The storms struck in Rutherford and Burke counties late Wednesday afternoon as a cold front moved through the western Carolinas, meteorologist Neil Dixon with the weather service office in Greer, S.C., said.
At least 10 buildings were damaged in a 3-square-mile residential area, but Wright said officials expected to get a better count on the damage during surveys Thursday.
Some people initially were trapped in their homes.
"Everybody's out that we know of," Wright said. "As far as we know, everybody has been accounted for."
A woman in Ellenboro told WCNC-TV that a neighbor's roof ended up in her front yard.
"It felt like the whole house was shaking, and all at once you could hear stuff just breaking apart and tearing up. It was frightening," said Mary Jane Hollifield.
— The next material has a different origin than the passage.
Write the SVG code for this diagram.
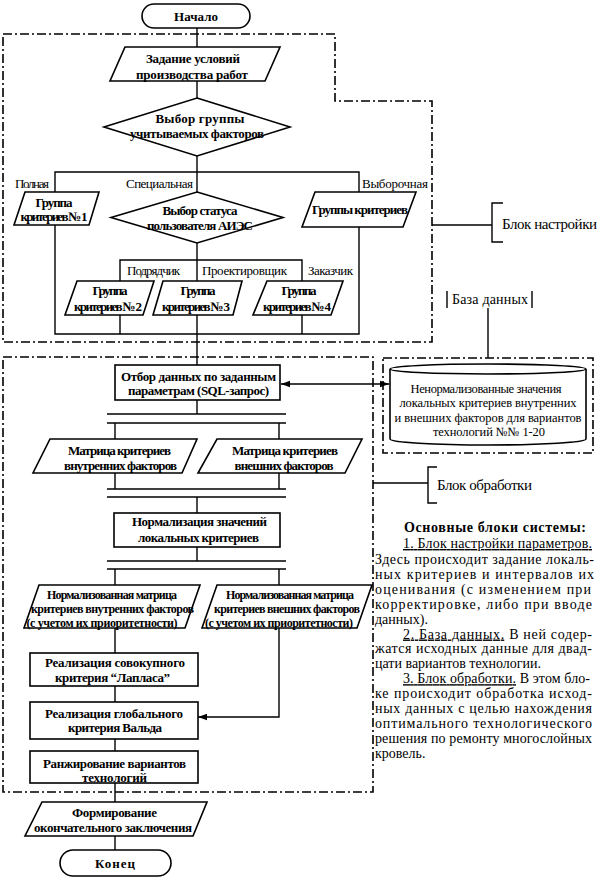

At least five people were hurt when the storm struck a few minutes later in the Icard area in eastern Burke County, Dixon said.
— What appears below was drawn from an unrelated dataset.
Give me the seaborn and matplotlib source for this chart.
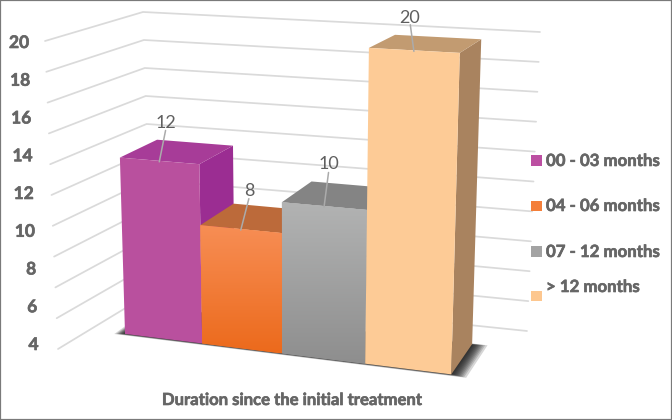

"We know we have 16 homes destroyed and about 50 that have been damaged to various degrees," Burke County Fire Marshal Mark Pitts said.
There were also power outages, with around 100 customers still without electricity Thursday morning, according to Pitts. This is the first time he can remember such a severe storm at this time of year in the western county about an hour's drive north of Charlotte.
The American Red Cross opened a shelter in Icard. The relief agency said at least 15 people had checked into the shelter at a church by 9 p.m.
Burke County schools planned to open two hours later than usual Thursday.
Wind also struck a marina in Caldwell County late Wednesday, damaging at least three boats. It was not clear if a tornado had hit the area. No injuries had been reported.
A weather service survey team planned to tour the area Thursday to confirm that the damage was caused by a tornado, as well as to determine how strong the storm was, Dixon said.
The storm cell that caused the damage had dumped some hail in northwestern South Carolina before moving into North Carolina, he said.